Me: Why do you send me a verification e-mail I don't need to worry about? I'm confused.
O2 : Bartosz: I understand.
O2 : Bartosz: Please be online I need to transfer this chat to our sales team, they are in better position to help you with this matter.
info: We’re putting you through to the right person, won’t be long.
info: You're through to 'Daz'
Daz: Hi there. My name's Daz I am an O2 Sales advisor, how can I help you today?
Me: I have just bought a phone and signed up to pay monthly on line. I received various e-mails from O2 including one with a link I had to click within 48 hours to verify my e-mail address. The link does not work, says it has already expired. Your live-chat colleague says I don't need to worry about the verification e-mail. Do I?

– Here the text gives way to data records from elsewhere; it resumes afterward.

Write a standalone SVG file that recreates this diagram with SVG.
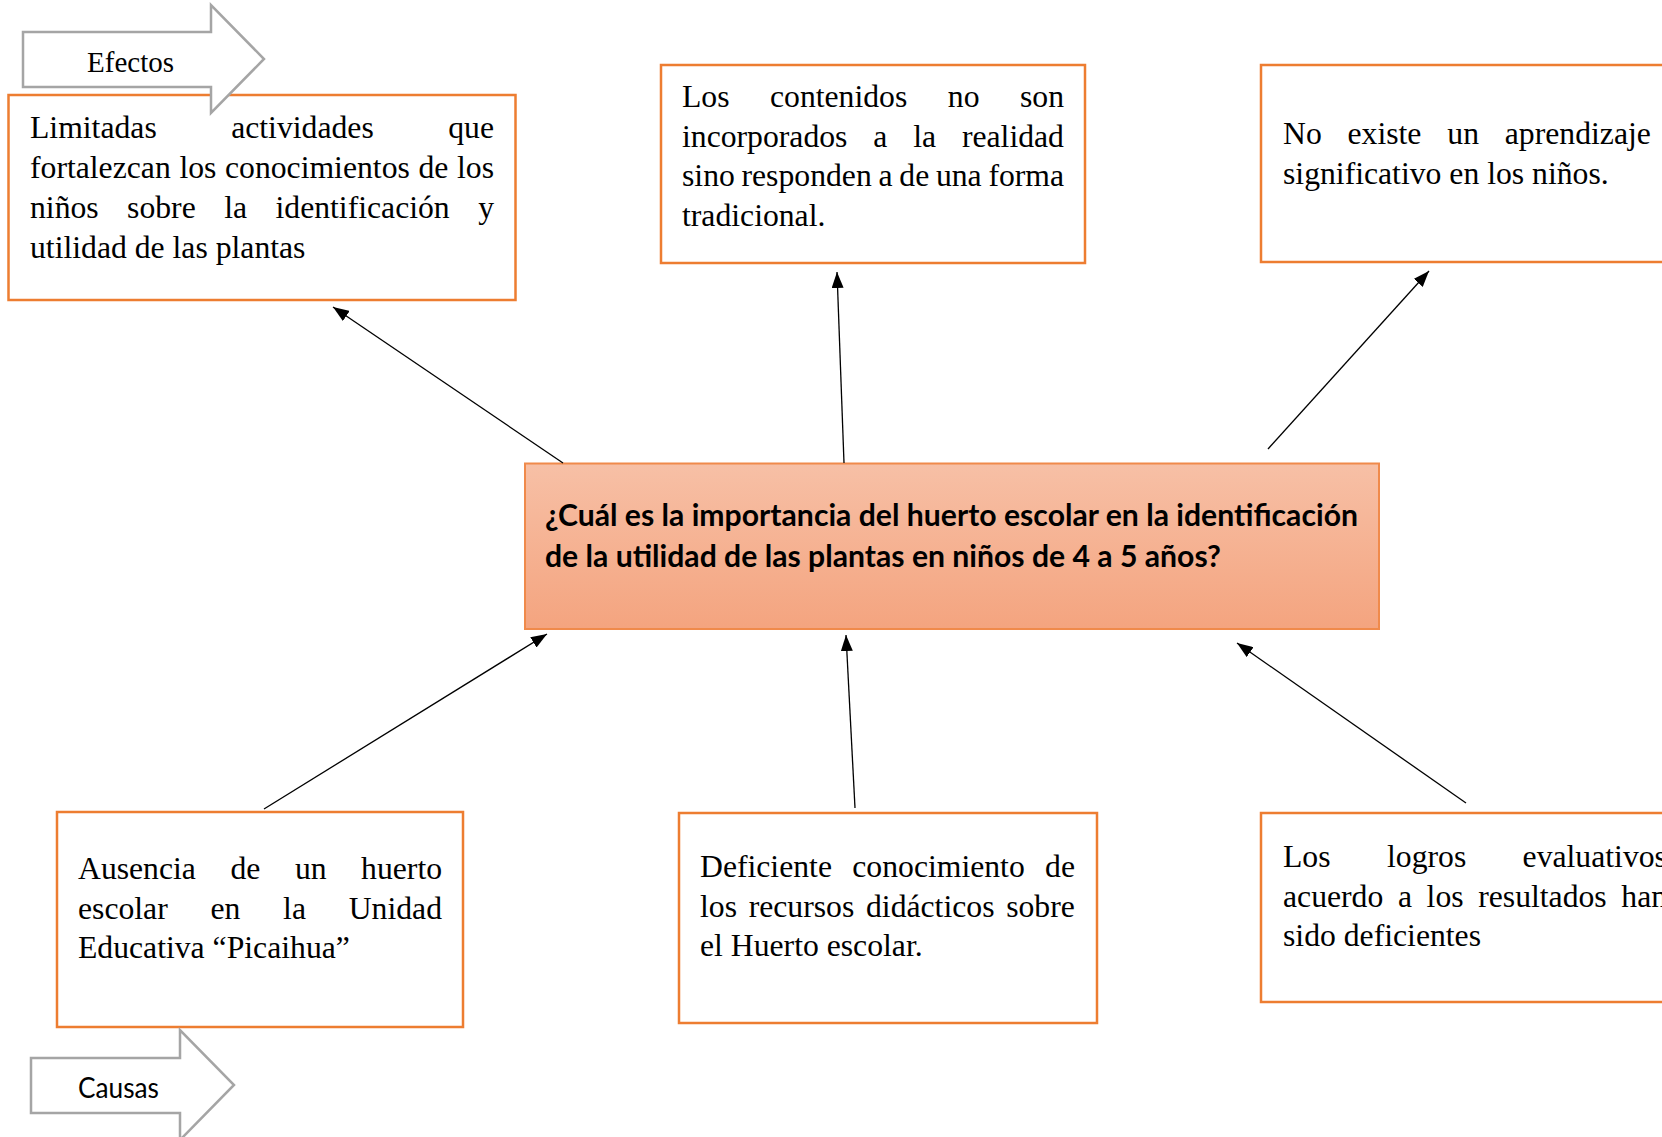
<svg xmlns="http://www.w3.org/2000/svg" width="1662" height="1137" viewBox="0 0 1662 1137">
<style>
.box{fill:#fff;stroke:#ED7D31;stroke-width:2.5}
.t{font-family:"Liberation Serif","Times New Roman",serif;font-size:31.7px;fill:#000}
.ga{fill:#fff;stroke:#A5A5A5;stroke-width:2.5;stroke-linejoin:miter}
.c{stroke:#000;stroke-width:1.3;fill:none;marker-end:url(#ah)}
.q{font-family:Lato,"Open Sans",sans-serif;font-weight:bold;font-size:29.5px;fill:#000}
</style>
<defs>
<marker id="ah" viewBox="0 0 16 12" refX="16" refY="6" markerWidth="16" markerHeight="12" markerUnits="userSpaceOnUse" orient="auto">
<path d="M0,0 L16,6 L0,12 z" fill="#000"/>
</marker>
<linearGradient id="cg" x1="0" y1="0" x2="0" y2="1">
<stop offset="0" stop-color="#F7C0A6"/>
<stop offset="1" stop-color="#F4A47F"/>
</linearGradient>
</defs>
<rect width="1662" height="1137" fill="#fff"/>

<g id="efecto1">
<rect class="box" x="8.5" y="95" width="507" height="205"/>
<text class="t"><tspan x="30" y="138">Limitadas</tspan><tspan x="231.2" y="138">actividades</tspan><tspan x="448.2" y="138">que</tspan></text>
<text class="t"><tspan x="30" y="178">fortalezcan</tspan><tspan x="179.4" y="178">los</tspan><tspan x="225" y="178">conocimientos</tspan><tspan x="418.5" y="178">de</tspan><tspan x="457" y="178">los</tspan></text>
<text class="t"><tspan x="30" y="218">niños</tspan><tspan x="127.1" y="218">sobre</tspan><tspan x="224.2" y="218">la</tspan><tspan x="275.5" y="218">identificación</tspan><tspan x="478.2" y="218">y</tspan></text>
<text class="t" x="30" y="258">utilidad de las plantas</text>
</g>

<g id="efectos-label">
<path class="ga" d="M23,32 H211 V5 L264,59 L211,113 V87 H23 Z"/>
<text class="t" x="87" y="72" style="font-size:29px" textLength="87" lengthAdjust="spacingAndGlyphs">Efectos</text>
</g>

<g id="efecto2">
<rect class="box" x="661" y="65" width="424" height="198"/>
<text class="t"><tspan x="682" y="107">Los</tspan><tspan x="770" y="107">contenidos</tspan><tspan x="947.8" y="107">no</tspan><tspan x="1020" y="107">son</tspan></text>
<text class="t"><tspan x="682" y="146.5">incorporados</tspan><tspan x="873.3" y="146.5">a</tspan><tspan x="913.2" y="146.5">la</tspan><tspan x="961.9" y="146.5">realidad</tspan></text>
<text class="t"><tspan x="682" y="186">sino</tspan><tspan x="741.5" y="186">responden</tspan><tspan x="878.5" y="186">a</tspan><tspan x="899.3" y="186">de</tspan><tspan x="935.9" y="186">una</tspan><tspan x="988.4" y="186">forma</tspan></text>
<text class="t" x="682" y="225.5">tradicional.</text>
</g>

<g id="efecto3">
<rect class="box" x="1261" y="65" width="430" height="197"/>
<text class="t"><tspan x="1283" y="144">No</tspan><tspan x="1347.5" y="144">existe</tspan><tspan x="1447.3" y="144">un</tspan><tspan x="1504.8" y="144">aprendizaje</tspan></text>
<text class="t" x="1283" y="184">significativo en los niños.</text>
</g>

<g id="problema">
<rect x="525" y="463.5" width="854" height="165.5" fill="url(#cg)" stroke="#F08A4B" stroke-width="2"/>
<text class="q" x="545" y="525.5" textLength="813" lengthAdjust="spacingAndGlyphs">¿Cuál es la importancia del huerto escolar en la identificación</text>
<text class="q" x="545" y="566.5" textLength="676" lengthAdjust="spacingAndGlyphs">de la utilidad de las plantas en niños de 4 a 5 años?</text>
</g>

<g id="causa1">
<rect class="box" x="57" y="812" width="406" height="215"/>
<text class="t"><tspan x="78" y="879">Ausencia</tspan><tspan x="230.5" y="879">de</tspan><tspan x="294.9" y="879">un</tspan><tspan x="361.1" y="879">huerto</tspan></text>
<text class="t"><tspan x="78" y="918.5">escolar</tspan><tspan x="210.5" y="918.5">en</tspan><tspan x="283.1" y="918.5">la</tspan><tspan x="348.7" y="918.5">Unidad</tspan></text>
<text class="t" x="78" y="958">Educativa “Picaihua”</text>
</g>

<g id="causa2">
<rect class="box" x="679" y="813" width="418" height="210"/>
<text class="t"><tspan x="700" y="877">Deficiente</tspan><tspan x="852.3" y="877">conocimiento</tspan><tspan x="1045.1" y="877">de</tspan></text>
<text class="t"><tspan x="700" y="916.5">los</tspan><tspan x="748.7" y="916.5">recursos</tspan><tspan x="866" y="916.5">didácticos</tspan><tspan x="1006.2" y="916.5">sobre</tspan></text>
<text class="t" x="700" y="956">el Huerto escolar.</text>
</g>

<g id="causa3">
<rect class="box" x="1261" y="813" width="430" height="189"/>
<text class="t"><tspan x="1283" y="867">Los</tspan><tspan x="1387" y="867">logros</tspan><tspan x="1522.6" y="867">evaluativos</tspan></text>
<text class="t"><tspan x="1283" y="906.5">acuerdo</tspan><tspan x="1397.9" y="906.5">a</tspan><tspan x="1426.6" y="906.5">los</tspan><tspan x="1478.2" y="906.5">resultados</tspan><tspan x="1621.3" y="906.5">han</tspan></text>
<text class="t" x="1283" y="946">sido deficientes</text>
</g>

<g id="causas-label">
<path class="ga" d="M31,1058 H180 V1030 L234,1085 L180,1140 V1113 H31 Z"/>
<text x="78" y="1098" font-family="Lato,'Open Sans',sans-serif" font-size="28" textLength="81" lengthAdjust="spacingAndGlyphs">Causas</text>
</g>

<g id="connectors">
<line class="c" x1="563" y1="463" x2="333" y2="307"/>
<line class="c" x1="844" y1="463" x2="837" y2="272"/>
<line class="c" x1="1268" y1="449" x2="1429" y2="271"/>
<line class="c" x1="264" y1="809" x2="547" y2="634"/>
<line class="c" x1="855" y1="808" x2="846" y2="635"/>
<line class="c" x1="1466" y1="803" x2="1237" y2="643"/>
</g>
</svg>
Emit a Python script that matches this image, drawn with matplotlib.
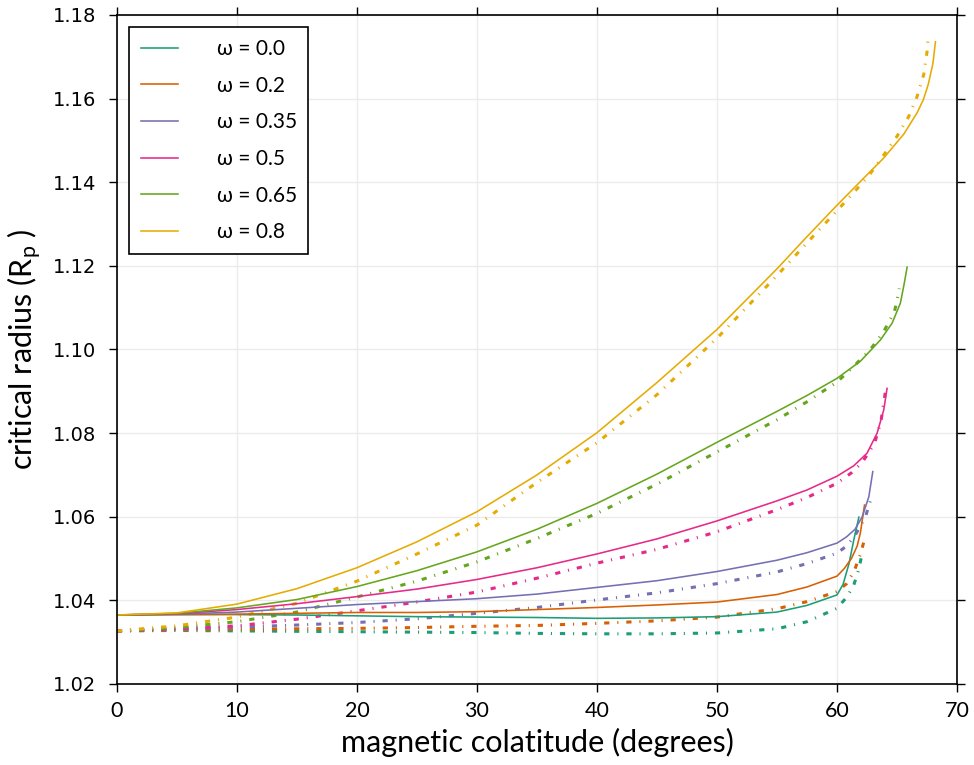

Daz: I'll be happy to help you with that.
Daz: Yes you'll get confirmation mail
Daz: May I know your order number?
Me: ms-301161249
Daz: Thanks.
Daz: Your order has been placed successfully.
Daz: You'll get confirmation mail too.
Daz: No worries.
Daz: You have placed order for ace 2\
Daz: Its on the tariff of £14
Me: I have had a confirmation e-mail so I know I have placed an order. will I get another confirmation e-mail about my e-mail address. Do I need to worry about it?
Daz: No need to worry [my first name].
Me: Should I expect another verification e-mail or is O2 happy that it knows my email address?
Daz: Yes that's fine.
Daz: You do not need to worry about your verification code, 02 is fine that you know your email address.
Daz: Rest be assured.
Daz: Are you with me ?
Me: Yes. I know my e-mail address. Do I need to confirm my e-mail address to O2?
Daz: No that's fine [my first name].
Me: Thank you.
Daz: I've checked you've not added Insurance for your phone, I would recommend you to add Insurance as its just for £6 a month and if you calculate it would just cost you 20p per day to secure your phone. If  something happens to your phone then you'll have to spend £129.99 for the new phone and that would be expensive.

Don’t you love the final attempt to sell me insurance, after I’d logged out of the Live Chat?  So far I have succeeded in installing the battery into the phone, which is charging up.  I hope I can make it work, since I don’t fancy any further contact with the customer service team at O2.